During the 2022-23 funding winter, Indian startups including Byju's, Ola, and PharmEasy saw valuations cut 40-70% within 12 months (source: Tracxn India Tech Layoffs Report, 2023). Employees who held stock instead of diversifying lost more on paper than they'd earned in 2-3 years of salary. The SEBI-registered wealth advisory firm Scripbox noted that clients who diversified within 90 days of a liquidity event preserved 85-90% of their gains, compared to under 50% for those who held concentrated positions.
Rule of thumb: Don’t hold more than 10-15% of your net worth in any single stock — especially your employer’s.
What to Actually Do With the Money
- Taxes first. Calculate and quarantine the tax amount. Non-negotiable.

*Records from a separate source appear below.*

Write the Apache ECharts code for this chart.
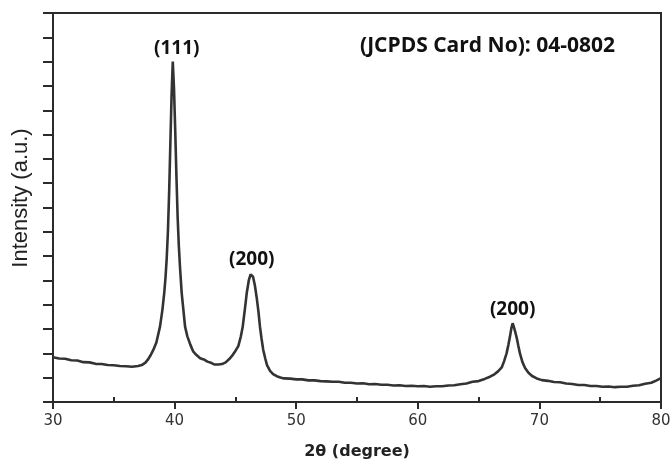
<!DOCTYPE html>
<html>
<head>
<meta charset="utf-8">
<script src="https://cdn.jsdelivr.net/npm/echarts@6/dist/echarts.min.js"></script>
<style>html,body{margin:0;padding:0;background:#fff}#c{width:672px;height:459px}</style>
</head>
<body>
<div id="c"></div>
<script>
// 2-theta positions (degree)
const twoTheta = [30,30.5,31,31.5,32,32.5,33,33.5,34,34.5,35,35.5,36,36.5,37,37.3,37.6,37.8,38.0,38.25,38.5,38.8,39.0,39.15,39.25,39.35,39.45,39.55,39.65,39.75,39.85,39.95,40.05,40.15,40.25,40.35,40.45,40.58,40.7,40.86,41.05,41.3,41.54,41.8,42.1,42.4,42.7,43.0,43.3,43.6,43.9,44.2,44.56,44.8,45.0,45.24,45.45,45.6,45.8,45.93,46.1,46.25,46.34,46.45,46.6,46.75,46.9,47.02,47.15,47.29,47.45,47.6,47.85,48.1,48.4,48.7,49.0,49.5,50,50.5,51,51.5,52,52.5,53,53.5,54,54.5,55,55.5,56,56.5,57,57.5,58,58.5,59,59.5,60,60.5,61,61.5,62,62.5,63,63.5,64,64.5,65,65.5,65.94,66.3,66.6,66.9,67.1,67.3,67.45,67.58,67.7,67.8,67.92,68.03,68.13,68.27,68.4,68.6,68.82,69.1,69.4,69.78,70.2,70.7,71.2,71.7,72.2,72.7,73.2,73.7,74.2,74.7,75.2,75.7,76.2,76.7,77.2,77.7,78.2,78.7,79.2,79.6,80];
// intensity (a.u.)
const intensity = [1.84,1.79,1.78,1.72,1.71,1.64,1.63,1.57,1.56,1.52,1.51,1.48,1.47,1.45,1.48,1.52,1.62,1.74,1.9,2.14,2.45,3.1,3.8,4.5,5.1,5.9,7.0,8.6,10.6,12.6,14.0,12.9,11.2,9.3,7.6,6.4,5.5,4.5,3.9,3.1,2.7,2.35,2.07,1.93,1.80,1.75,1.66,1.61,1.54,1.54,1.56,1.63,1.80,1.95,2.1,2.3,2.7,3.09,3.9,4.47,5.0,5.25,5.3,5.15,4.8,4.3,3.7,3.1,2.6,2.14,1.8,1.52,1.28,1.15,1.06,1.01,0.97,0.96,0.93,0.93,0.89,0.89,0.86,0.85,0.83,0.83,0.79,0.79,0.76,0.77,0.73,0.74,0.71,0.71,0.68,0.69,0.66,0.67,0.65,0.66,0.63,0.65,0.65,0.68,0.69,0.73,0.76,0.83,0.86,0.95,1.04,1.14,1.26,1.42,1.68,2.0,2.35,2.69,3.05,3.24,3.05,2.85,2.65,2.3,2.0,1.65,1.40,1.2,1.07,0.97,0.9,0.87,0.82,0.81,0.76,0.74,0.70,0.70,0.66,0.66,0.63,0.64,0.61,0.63,0.63,0.67,0.69,0.75,0.79,0.88,0.98];
// peak annotations
const peakLabels = ['(111)','(200)','(200)'];
const peakPos = [39.85, 46.34, 67.8];
const peakVal = [14.0, 5.3, 3.24];
const xTicks = [30,40,50,60,70,80];
const xMinorTicks = [35,45,55,65,75];
const cardText = '(JCPDS Card No): 04-0802';
const yTitle = 'Intensity (a.u.)';
const xTitle = '2θ (degree)';

const chart = echarts.init(document.getElementById('c'), null, {renderer:'canvas'});
const lineColor = '#2b2b2b';
chart.setOption({
  animation: false,
  backgroundColor: '#fff',
  grid: {left: 53, right: 11, top: 13, bottom: 57, containLabel: false, outerBoundsMode: 'none', show: true, borderColor: lineColor, borderWidth: 2, backgroundColor: 'transparent'},
  xAxis: [{
    type: 'value', min: 30, max: 80, interval: 10,
    axisLine: {lineStyle: {color: lineColor, width: 2}},
    axisTick: {show: true, inside: false, length: 7, lineStyle: {color: lineColor, width: 2}, customValues: xTicks},
    axisLabel: {margin: 12, fontSize: 15, fontFamily: 'DejaVu Sans', color: '#333', customValues: xTicks},
    splitLine: {show: false},
    name: xTitle, nameLocation: 'middle', nameGap: 42,
    nameTextStyle: {fontSize: 16, fontWeight: 'bold', fontFamily: 'DejaVu Sans', color: '#222'}
  }, {
    type: 'value', min: 30, max: 80, interval: 5, position: 'bottom',
    axisLine: {show: false},
    axisTick: {show: true, inside: true, length: 5, lineStyle: {color: lineColor, width: 2}, customValues: xMinorTicks},
    axisLabel: {show: false},
    splitLine: {show: false}
  }],
  yAxis: {
    type: 'value', min: 0, max: 16, interval: 1,
    axisLine: {show: true, lineStyle: {color: lineColor, width: 2}},
    axisTick: {show: true, inside: false, length: 10, lineStyle: {color: lineColor, width: 2}},
    axisLabel: {show: false},
    splitLine: {show: false}
  },
  series: [{
    type: 'line',
    data: twoTheta.map((x, i) => [x, intensity[i]]),
    showSymbol: false,
    smooth: false,
    lineStyle: {color: '#333', width: 2.6},
    markPoint: {
      symbol: 'circle', symbolSize: 0,
      label: {show: true, position: 'top', distance: 4, formatter: '{b}', fontSize: 19, fontWeight: 'bold', fontFamily: 'Open Sans', color: '#111'},
      data: peakLabels.map((t, i) => ({name: t, coord: [peakPos[i], peakVal[i]], label: i === 0 ? {offset: [4, 0]} : {}}))
    }
  }],
  graphic: [{
    type: 'text', x: 615, y: 46,
    style: {text: cardText, align: 'right', verticalAlign: 'middle', fontSize: 21, fontWeight: 'bold', fontFamily: 'Open Sans', fill: '#111'}
  }, {
    type: 'text', x: 21, y: 198, rotation: Math.PI / 2,
    style: {text: yTitle, align: 'center', verticalAlign: 'middle', fontSize: 22, fontFamily: 'Liberation Sans', fill: '#222'}
  }]
});
</script>
</body>
</html>
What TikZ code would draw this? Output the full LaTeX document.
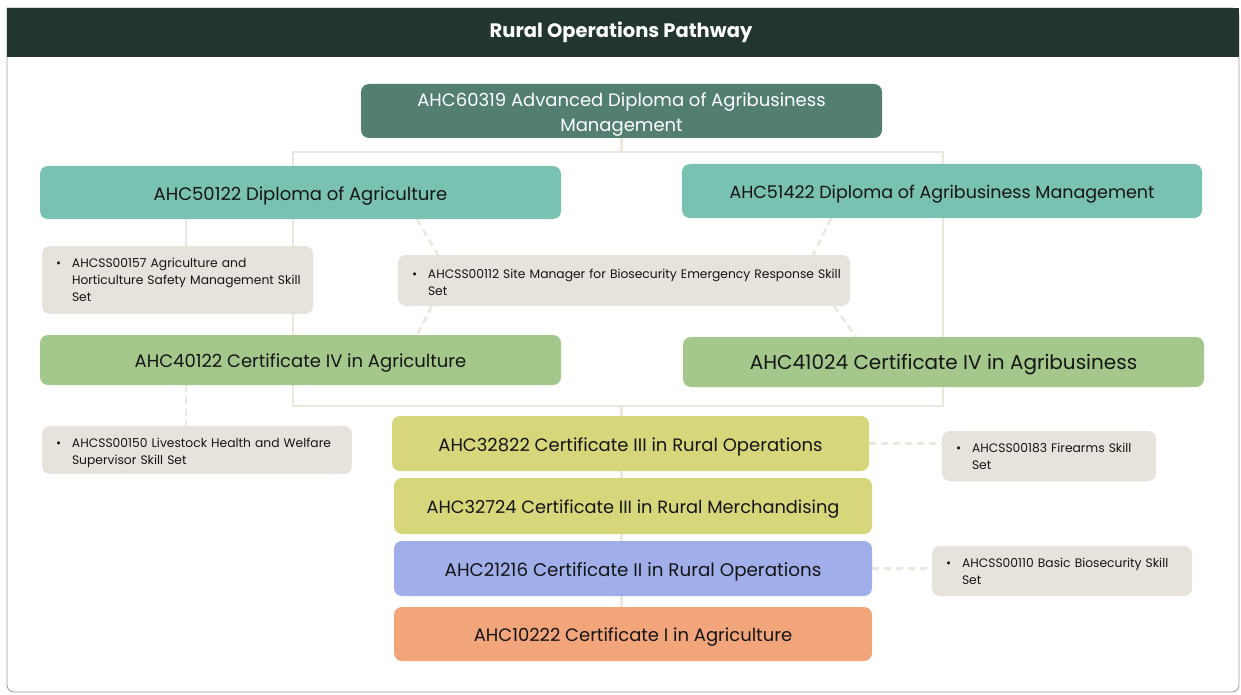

- Emergency fund. If you don’t have 6 months of expenses in liquid savings, fund it now.
- Liquid fund. Park the rest. Don’t let it sit in savings at 3.5%.
- STP into equity. Systematic transfer over 3-6 months into diversified funds.
- Automate. Once deployed, set up auto-rebalancing. Remove yourself from the decision loop.
- No lifestyle upgrades for 90 days. This is the hardest step and the most important one.
The most successful ESOP recipients aren't the ones who got the highest valuations. They're the ones who diversified quickly and automated their portfolio. The wealth from a ₹40 lakh ESOP isn't the ₹40 lakh — it's the ₹1.5 crore it becomes in 15 years of compounding. But only if you don't spend it first.